Note that this argument didn't use $\alpha <45^{\circ}.$ Do you know of a case where inequality 1) fails when $\alpha$ is more than 45 degrees?

I haven't come up with anything (yet) on inequality (2).

NOTE on further looking at it, you don't need equality of the angles marked $\alpha$ in the diagram, or any inequality on the two angles there. All you need is that the point $D$ is interior to the triangle $ABC$, which the diagram clearly intends. Given any ellipse with foci at $B,C$, and any point $P$ on that ellipse, the triangle $BCP$ lies entirely in the interior of the ellipse, except for the point $P$ itself. It follows that any point $Q$ interior to triangle $BCP$ (so other than $P$) will have smaller length sum to the foci $B,C$ than does the point $P$ on the ellipse.

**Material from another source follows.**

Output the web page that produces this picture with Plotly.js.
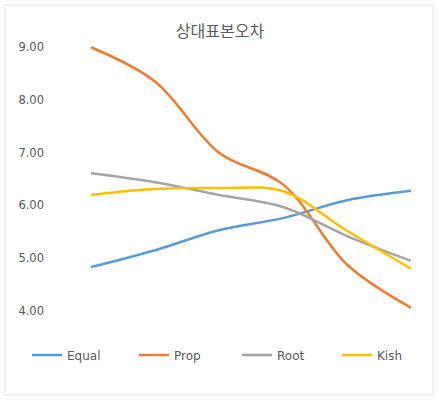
<!DOCTYPE html>
<html>
<head>
<meta charset="utf-8">
<script src="https://cdn.plot.ly/plotly-3.0.1.min.js"></script>
<style>html,body{margin:0;padding:0;background:#fff;}#chart{width:439px;height:401px;}</style>
</head>
<body>
<div id="chart"></div>
<script>
const categories = ["1", "2", "3", "4", "5", "6"];
const equalVals = [4.83, 5.15, 5.53, 5.76, 6.10, 6.28];
const propVals  = [9.00, 8.35, 7.00, 6.40, 4.88, 4.06];
const rootVals  = [6.61, 6.44, 6.20, 5.97, 5.42, 4.95];
const kishVals  = [6.20, 6.31, 6.33, 6.27, 5.52, 4.80];
const seriesNames = ["Equal", "Prop", "Root", "Kish"];
const yTicks = [4, 5, 6, 7, 8, 9];
const yTickText = ["4.00", "5.00", "6.00", "7.00", "8.00", "9.00"];
const colors = ["#5B9BD5", "#ED7D31", "#A5A5A5", "#FFC000"];

const allVals = [equalVals, propVals, rootVals, kishVals];
const legendIds = ["legend", "legend2", "legend3", "legend4"];
const traces = allVals.map((v, i) => ({
  x: categories.map((c, j) => j),
  y: v,
  name: seriesNames[i],
  legend: legendIds[i],
  type: "scatter",
  mode: "lines",
  line: {color: colors[i], width: 2.5, shape: "spline", smoothing: 1},
  hoverinfo: "skip"
}));

const L = 91, R = 28, T = 42, B = 69;
const pw = 439 - L - R, ph = 401 - T - B;

const layout = {
  width: 439, height: 401,
  margin: {l: L, r: R, t: T, b: B, pad: 0},
  paper_bgcolor: "#ffffff",
  plot_bgcolor: "#ffffff",
  font: {family: "DejaVu Sans, sans-serif", color: "#595959", size: 12},
  title: {
    text: "상대표본오차",
    font: {family: "Noto Sans CJK KR", size: 16, color: "#595959"},
    x: 220 / 439, xanchor: "center", xref: "container",
    y: 1 - 31 / 401, yanchor: "middle", yref: "container"
  },
  xaxis: {
    range: [0, categories.length - 1],
    showticklabels: false, showgrid: false, zeroline: false, showline: false, ticks: ""
  },
  yaxis: {
    range: [3.6, 9.1],
    tickvals: yTicks, ticktext: yTickText,
    showgrid: false, zeroline: false, showline: false, ticks: "",
    ticklabelstandoff: 46,
    tickfont: {family: "DejaVu Sans, sans-serif", size: 11.5, color: "#595959"}
  },
  showlegend: true,
  shapes: [{
    type: "rect", xref: "paper", yref: "paper",
    x0: (5 - L) / pw, x1: (433 - L) / pw,
    y0: (ph - (395 - T)) / ph, y1: (ph - (5 - T)) / ph,
    line: {color: "#e3e3e3", width: 1}, fillcolor: "rgba(0,0,0,0)", layer: "below"
  }]
};

const legendX = [27, 134, 237, 337];
legendIds.forEach((id, i) => {
  layout[id] = {
    orientation: "h",
    xref: "container", yref: "container",
    x: legendX[i] / 439, xanchor: "left",
    y: 1 - 355 / 401, yanchor: "middle",
    font: {family: "DejaVu Sans, sans-serif", size: 12, color: "#595959"},
    bgcolor: "rgba(0,0,0,0)"
  };
});

Plotly.newPlot("chart", traces, layout, {displayModeBar: false, staticPlot: true});
</script>
</body>
</html>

Inequality 2) counterexample:

Let $A=(0,0),B=(-1,9/10),C=(1,9/10),D=(0,8/10).$

Then $\alpha=\arctan(9/10) \approx 41.98^\circ,$ so that fits, and it's easy to see that $D$ is interior to triangle $ABC$. But computing AB+AC gives $\sqrt{181}/5 \approx 2.69072$, while computing the right side $DB+DC+DA$ gives $1/8+\sqrt{101}/5 \approx 2.80998,$ so that in this example the inequality stated in the OP as 2) turns out to have the right side greater than the left. There are also cases where the inequality does hold, e.g. if $D$ above is replaced by $(0,1/2)$. This shows there isn't an inequality either way between these two quantities, under the given assumptions.